When Jesus talks about life in general, or more specifically about money, the direction He gives or the answers to questions he provides are usually not to add to what has already been said in the Bible.  Jesus has a different audience. Before Jesus, Biblical instruction was often to a theocratic nation, but it is still applicable today. Jesus is speaking to people from many nations, with all sorts of religious beliefs. In Jesus’ audience, there were multi-god religions, Judaism, and intellectuals schooled in the teachings of Latin and Greek philosophers, as well as individuals worshiping money and power. It was much like America is today, so Jesus taught down to the core heart issues instead.

So back to the Bible verse above. Jesus was responding to the request for people to have more faith and to believe in Him and His teaching.  Jesus challenged people, or more likely blew their minds, by saying that if they had even a little faith in Him, they could command objects like trees and mountains (Matthew 21:21) to be uprooted. However, what is particularly interesting is what follows, where Jesus was saying that we need to be obedient, humble, and faithful followers of Him; to be hard workers; and to have faith.  The example here is of a guy working hard in the fields all day, who then has to prepare someone else’s meal before preparing his own. That is hard work, and Jesus is connecting faith to obedience and hard work. It seems as if in American society today, we want to have more money, higher position, and a good retirement, in many instances, so that we don’t have to work as hard. That is a broken paradigm, and one that Jesus says will diminish your faith. It seems that Jesus is connecting having faith and seeing miracles for the things you are praying for with hard work and an obeying heart. We are not to be living for future days of less work. This is true whether we are an executive in the “C-Suite,”  a worker in a call center, or someone doing day labor.
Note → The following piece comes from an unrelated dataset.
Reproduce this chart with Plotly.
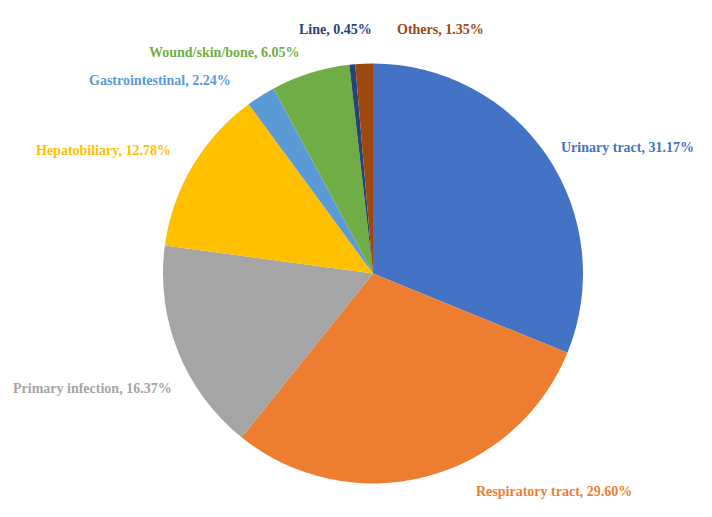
import plotly.graph_objects as go

W, H = 712, 517
OFF = 8  # the page body adds an 8px margin, pull everything back by that much

# infection sources, clockwise from 12 o'clock
labels = ["Urinary tract", "Respiratory tract", "Primary infection", "Hepatobiliary",
          "Gastrointestinal", "Wound/skin/bone", "Line", "Others"]
shares = [31.17, 29.60, 16.37, 12.78, 2.24, 6.05, 0.45, 1.35]
colors = ["#4472C4", "#ED7D31", "#A5A5A5", "#FFC000",
          "#5B9BD5", "#70AD47", "#264478", "#9E480E"]

# where each data label sits on the page (pixels, anchor) - Excel style placement
label_pos = [(559, 147, "left"), (474, 491, "left"), (174, 388, "right"),
             (173, 150, "right"), (233, 81, "right"), (302, 52, "right"),
             (335, 30, "center"), (440, 30, "center")]


def px_x(v):
    return (v - OFF) / W


def px_y(v):
    return 1 - (v - OFF) / H


fig = go.Figure()
fig.add_trace(go.Pie(
    labels=labels,
    values=shares,
    sort=False,
    direction="clockwise",
    rotation=0,
    marker=dict(colors=colors, line=dict(width=0)),
    textinfo="none",
    domain=dict(x=[px_x(163), px_x(583)], y=[px_y(484), px_y(63)]),
    showlegend=False,
    hoverinfo="label+value",
))

for lab, val, col, (px, py, anchor) in zip(labels, shares, colors, label_pos):
    fig.add_annotation(
        x=px_x(px), y=px_y(py), xref="paper", yref="paper",
        xanchor=anchor, yanchor="middle",
        text=f"<b>{lab}, {val:.2f}%</b>",
        showarrow=False,
        font=dict(family="Liberation Serif", size=14, color=col),
    )

fig.update_layout(
    width=W,
    height=H,
    margin=dict(l=0, r=0, t=0, b=0),
    paper_bgcolor="white",
    plot_bgcolor="white",
)

fig.write_html("out.html")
Do you want to have that faith Jesus talked about, and to see miraculous fruit, maybe in your finances, your small business, or in many other things? Then hard work with a Christ-like (John 5:19) servant’s heart of obeying and serving Him in all things seems to be essential (also read Colossians 3:23). Jesus is telling us this because He is our friend (read John 15:15) and is interested in molding our hearts to emulate his example (Matthew 20:28), and not in having us be His slave-like servants.

*A chronological examination of any verse that involves money and stewardship, attempting to see the new light that Jesus shines on money in His ‘for-us’ but selfless, grace filled, Holy Spirit empowered, and Kingdom oriented positions. This is the fiftieth post in this series.
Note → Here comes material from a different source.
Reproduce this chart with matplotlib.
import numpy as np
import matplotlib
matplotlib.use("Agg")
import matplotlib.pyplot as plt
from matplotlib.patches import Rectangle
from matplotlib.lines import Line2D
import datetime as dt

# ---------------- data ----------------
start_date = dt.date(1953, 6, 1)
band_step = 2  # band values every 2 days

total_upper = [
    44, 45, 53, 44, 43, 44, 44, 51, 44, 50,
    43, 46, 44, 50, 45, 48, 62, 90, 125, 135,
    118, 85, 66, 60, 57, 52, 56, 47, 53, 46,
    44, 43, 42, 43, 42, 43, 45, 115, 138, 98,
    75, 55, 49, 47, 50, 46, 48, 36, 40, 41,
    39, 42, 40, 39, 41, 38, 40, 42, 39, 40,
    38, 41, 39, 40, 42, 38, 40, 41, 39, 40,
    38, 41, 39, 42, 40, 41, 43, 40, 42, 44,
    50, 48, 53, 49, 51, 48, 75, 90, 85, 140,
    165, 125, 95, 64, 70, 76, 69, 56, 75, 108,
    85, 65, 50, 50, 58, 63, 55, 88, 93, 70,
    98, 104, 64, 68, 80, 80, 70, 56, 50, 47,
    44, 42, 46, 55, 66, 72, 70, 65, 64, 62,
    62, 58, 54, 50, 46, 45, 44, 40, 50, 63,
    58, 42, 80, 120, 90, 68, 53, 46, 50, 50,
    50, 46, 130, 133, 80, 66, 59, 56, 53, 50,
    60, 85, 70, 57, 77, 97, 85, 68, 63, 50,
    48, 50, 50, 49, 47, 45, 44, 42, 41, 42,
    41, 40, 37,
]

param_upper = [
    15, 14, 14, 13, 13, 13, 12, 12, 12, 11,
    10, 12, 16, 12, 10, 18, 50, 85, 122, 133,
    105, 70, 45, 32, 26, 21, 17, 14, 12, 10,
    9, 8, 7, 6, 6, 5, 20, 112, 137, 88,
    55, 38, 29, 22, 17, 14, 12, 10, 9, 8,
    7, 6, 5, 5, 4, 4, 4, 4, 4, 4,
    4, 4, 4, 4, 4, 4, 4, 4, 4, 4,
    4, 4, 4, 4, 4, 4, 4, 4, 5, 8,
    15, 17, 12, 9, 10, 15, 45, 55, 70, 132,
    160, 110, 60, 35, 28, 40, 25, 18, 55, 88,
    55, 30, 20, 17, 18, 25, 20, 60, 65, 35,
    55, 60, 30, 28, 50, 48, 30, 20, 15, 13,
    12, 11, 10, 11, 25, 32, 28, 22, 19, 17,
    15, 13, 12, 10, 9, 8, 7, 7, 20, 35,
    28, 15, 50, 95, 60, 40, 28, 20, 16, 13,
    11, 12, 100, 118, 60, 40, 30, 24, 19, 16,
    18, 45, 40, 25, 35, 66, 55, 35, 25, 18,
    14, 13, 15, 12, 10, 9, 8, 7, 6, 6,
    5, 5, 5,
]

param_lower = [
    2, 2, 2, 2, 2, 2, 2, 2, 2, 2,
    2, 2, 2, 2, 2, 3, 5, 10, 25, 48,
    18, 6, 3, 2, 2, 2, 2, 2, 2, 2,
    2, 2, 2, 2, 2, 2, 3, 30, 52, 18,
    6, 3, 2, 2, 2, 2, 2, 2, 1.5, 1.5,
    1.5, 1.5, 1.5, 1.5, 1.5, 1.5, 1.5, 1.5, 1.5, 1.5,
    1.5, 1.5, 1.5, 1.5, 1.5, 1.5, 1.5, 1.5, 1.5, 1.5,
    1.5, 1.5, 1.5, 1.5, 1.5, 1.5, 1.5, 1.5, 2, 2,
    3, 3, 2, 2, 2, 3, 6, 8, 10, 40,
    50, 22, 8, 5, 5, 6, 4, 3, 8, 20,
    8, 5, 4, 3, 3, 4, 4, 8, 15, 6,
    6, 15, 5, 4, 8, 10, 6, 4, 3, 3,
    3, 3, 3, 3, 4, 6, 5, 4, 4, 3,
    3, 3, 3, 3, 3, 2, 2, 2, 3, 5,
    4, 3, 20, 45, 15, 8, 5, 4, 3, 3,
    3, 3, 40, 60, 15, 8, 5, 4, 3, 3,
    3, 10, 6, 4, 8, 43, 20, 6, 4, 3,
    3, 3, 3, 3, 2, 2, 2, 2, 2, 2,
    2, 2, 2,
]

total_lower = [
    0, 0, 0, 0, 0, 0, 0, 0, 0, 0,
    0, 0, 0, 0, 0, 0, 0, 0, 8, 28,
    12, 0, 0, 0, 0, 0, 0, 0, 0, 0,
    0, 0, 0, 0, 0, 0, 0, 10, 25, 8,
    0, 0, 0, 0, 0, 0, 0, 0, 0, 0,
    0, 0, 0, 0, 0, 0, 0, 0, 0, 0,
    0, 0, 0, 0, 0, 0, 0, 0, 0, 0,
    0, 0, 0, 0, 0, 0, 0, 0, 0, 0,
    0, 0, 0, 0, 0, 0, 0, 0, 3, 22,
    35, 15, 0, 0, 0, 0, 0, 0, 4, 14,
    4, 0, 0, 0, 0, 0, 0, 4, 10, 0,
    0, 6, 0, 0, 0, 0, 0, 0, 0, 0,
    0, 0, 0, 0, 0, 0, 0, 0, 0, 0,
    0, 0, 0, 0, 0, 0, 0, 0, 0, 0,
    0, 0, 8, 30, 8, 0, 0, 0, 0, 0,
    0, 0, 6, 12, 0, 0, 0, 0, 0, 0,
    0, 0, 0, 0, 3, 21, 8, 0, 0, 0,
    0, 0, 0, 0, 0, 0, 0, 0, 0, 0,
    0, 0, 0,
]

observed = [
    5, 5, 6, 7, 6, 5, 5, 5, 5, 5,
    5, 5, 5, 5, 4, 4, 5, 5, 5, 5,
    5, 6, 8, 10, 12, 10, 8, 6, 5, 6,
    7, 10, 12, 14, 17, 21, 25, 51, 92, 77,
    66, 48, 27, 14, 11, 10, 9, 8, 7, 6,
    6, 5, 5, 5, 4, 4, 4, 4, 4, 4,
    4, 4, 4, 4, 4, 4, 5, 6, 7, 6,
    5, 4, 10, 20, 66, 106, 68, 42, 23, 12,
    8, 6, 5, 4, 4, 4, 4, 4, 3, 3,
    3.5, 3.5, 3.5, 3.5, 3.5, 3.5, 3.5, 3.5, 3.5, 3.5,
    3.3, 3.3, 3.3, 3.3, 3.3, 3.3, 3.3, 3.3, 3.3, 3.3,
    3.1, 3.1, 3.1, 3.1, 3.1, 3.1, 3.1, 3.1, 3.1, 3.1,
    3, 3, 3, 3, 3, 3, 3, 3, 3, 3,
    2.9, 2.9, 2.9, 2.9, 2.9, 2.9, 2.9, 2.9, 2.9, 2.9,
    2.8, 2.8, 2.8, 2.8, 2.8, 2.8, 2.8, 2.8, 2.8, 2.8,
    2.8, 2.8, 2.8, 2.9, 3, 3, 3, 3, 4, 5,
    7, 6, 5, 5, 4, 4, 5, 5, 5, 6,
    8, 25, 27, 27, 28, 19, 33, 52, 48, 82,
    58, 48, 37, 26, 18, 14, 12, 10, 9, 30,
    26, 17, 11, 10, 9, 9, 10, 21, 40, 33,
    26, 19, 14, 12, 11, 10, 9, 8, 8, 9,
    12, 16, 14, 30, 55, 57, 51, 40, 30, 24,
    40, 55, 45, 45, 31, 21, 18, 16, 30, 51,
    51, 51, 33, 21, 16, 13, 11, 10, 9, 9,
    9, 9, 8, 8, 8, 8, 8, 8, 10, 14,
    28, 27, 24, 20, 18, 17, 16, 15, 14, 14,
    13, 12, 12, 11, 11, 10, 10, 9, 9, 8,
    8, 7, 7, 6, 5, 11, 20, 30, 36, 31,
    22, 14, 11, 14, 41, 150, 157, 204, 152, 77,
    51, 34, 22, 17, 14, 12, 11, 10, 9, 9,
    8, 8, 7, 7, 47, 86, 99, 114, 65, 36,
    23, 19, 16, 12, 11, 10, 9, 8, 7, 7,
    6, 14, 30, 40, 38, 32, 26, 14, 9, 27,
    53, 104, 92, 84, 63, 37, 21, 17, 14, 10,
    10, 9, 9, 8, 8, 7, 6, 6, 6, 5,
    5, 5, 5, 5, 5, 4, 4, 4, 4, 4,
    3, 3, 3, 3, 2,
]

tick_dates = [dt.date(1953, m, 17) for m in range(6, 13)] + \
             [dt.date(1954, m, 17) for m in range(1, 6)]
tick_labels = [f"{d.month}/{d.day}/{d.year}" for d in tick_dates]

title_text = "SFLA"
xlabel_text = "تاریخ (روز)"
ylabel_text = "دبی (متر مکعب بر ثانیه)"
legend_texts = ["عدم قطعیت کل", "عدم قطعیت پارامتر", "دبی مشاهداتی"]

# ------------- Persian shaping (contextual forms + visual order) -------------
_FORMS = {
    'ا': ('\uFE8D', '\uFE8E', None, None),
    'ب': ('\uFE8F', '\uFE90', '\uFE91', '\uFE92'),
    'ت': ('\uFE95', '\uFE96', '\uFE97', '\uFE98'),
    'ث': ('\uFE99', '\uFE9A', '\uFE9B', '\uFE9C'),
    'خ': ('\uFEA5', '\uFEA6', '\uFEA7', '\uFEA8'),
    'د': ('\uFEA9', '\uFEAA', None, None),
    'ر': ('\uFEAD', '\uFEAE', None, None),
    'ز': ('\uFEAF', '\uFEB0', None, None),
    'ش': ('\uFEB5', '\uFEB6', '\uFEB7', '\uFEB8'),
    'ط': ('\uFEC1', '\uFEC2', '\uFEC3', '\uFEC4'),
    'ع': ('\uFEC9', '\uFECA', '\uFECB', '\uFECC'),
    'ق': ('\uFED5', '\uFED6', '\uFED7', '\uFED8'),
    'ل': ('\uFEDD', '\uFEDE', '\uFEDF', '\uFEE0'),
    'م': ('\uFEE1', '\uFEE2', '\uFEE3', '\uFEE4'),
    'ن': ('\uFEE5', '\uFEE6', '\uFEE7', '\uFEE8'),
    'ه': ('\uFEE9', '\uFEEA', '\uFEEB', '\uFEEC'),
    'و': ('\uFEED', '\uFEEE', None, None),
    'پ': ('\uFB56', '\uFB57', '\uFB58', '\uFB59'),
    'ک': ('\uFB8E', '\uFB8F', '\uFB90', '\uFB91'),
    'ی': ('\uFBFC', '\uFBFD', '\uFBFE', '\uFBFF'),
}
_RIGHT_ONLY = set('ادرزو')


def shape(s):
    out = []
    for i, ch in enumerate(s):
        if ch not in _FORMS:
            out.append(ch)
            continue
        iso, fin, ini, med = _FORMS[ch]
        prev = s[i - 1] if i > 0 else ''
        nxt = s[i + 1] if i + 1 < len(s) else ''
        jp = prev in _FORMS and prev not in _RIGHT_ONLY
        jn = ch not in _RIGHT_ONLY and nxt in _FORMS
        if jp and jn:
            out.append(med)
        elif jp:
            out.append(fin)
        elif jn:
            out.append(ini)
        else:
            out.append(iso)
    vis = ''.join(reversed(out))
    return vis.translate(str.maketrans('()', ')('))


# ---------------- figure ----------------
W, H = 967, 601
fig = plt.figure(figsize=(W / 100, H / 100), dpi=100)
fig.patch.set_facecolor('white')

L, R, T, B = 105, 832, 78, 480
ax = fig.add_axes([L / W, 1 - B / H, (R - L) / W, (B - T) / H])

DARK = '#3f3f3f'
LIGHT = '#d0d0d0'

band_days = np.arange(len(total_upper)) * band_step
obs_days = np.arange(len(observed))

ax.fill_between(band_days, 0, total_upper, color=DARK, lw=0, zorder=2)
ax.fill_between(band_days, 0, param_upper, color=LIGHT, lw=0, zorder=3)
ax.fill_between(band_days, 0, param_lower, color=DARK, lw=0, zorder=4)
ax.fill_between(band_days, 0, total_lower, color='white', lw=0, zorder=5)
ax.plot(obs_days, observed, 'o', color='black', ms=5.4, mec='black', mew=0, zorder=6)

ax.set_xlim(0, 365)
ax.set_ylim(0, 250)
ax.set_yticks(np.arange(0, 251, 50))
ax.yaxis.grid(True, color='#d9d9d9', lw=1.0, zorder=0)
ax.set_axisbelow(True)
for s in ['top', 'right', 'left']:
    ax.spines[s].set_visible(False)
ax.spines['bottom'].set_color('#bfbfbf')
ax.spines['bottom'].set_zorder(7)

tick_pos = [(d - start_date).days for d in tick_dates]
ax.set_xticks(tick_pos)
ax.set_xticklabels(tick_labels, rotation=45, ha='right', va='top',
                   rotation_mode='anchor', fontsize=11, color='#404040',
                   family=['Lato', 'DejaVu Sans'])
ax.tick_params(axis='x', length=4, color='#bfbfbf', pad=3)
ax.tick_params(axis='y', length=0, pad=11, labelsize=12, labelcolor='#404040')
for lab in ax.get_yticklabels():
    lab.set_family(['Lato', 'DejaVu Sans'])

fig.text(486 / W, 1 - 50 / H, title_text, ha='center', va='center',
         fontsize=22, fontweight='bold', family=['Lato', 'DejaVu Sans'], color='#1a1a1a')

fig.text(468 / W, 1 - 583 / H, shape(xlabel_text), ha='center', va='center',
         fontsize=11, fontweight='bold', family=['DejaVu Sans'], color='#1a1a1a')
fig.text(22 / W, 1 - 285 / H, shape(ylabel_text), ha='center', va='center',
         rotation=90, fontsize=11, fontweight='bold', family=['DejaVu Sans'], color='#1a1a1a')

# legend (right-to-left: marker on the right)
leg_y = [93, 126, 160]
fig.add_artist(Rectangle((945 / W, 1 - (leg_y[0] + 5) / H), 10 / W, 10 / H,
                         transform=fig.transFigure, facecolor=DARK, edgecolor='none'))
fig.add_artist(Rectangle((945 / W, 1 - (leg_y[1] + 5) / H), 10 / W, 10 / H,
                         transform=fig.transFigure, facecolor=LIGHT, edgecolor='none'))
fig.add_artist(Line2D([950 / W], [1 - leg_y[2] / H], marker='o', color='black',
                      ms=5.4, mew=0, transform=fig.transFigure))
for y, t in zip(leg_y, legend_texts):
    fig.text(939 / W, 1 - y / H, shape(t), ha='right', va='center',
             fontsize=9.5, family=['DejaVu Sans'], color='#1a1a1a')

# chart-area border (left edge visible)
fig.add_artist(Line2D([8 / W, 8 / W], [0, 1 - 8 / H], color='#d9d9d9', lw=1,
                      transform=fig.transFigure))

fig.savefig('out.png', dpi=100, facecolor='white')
{ 1 comment… read it below or add one }

Kent Irwin April 15, 2014 at 3:52 pm

To add to the thoughts of this post….4/13/14 60 minutes article about Pope Francis, was very interesting, especially the part when a newly chosen Cardinal was interviewed about his recent naming of that title….

Gerald Lacroix: Most of the time, I guess, from what I’ve heard, one or two or three days ahead of time they get a heads up. You know, get ready, the pope will announce such and such a day. But this time, Francis decided to do things differently.

Scott Pelley: He seems to decide to do a lot of things differently.

Gerald Lacroix: Yeah, yeah, it’s challenging but it’s wonderful, it keeps us on our toes.

Lacroix found out about his elevation in a divine message written on a tablet — his iPad woke him, dinging with notes of congratulations. Later, he got a letter from the pope.

Gerald Lacroix: The letter said this, “Now you being named a cardinal Gerald is not a promotion, it’s not an honor and it’s not a decoration, it is a call to widen your spirit and a call to serve.”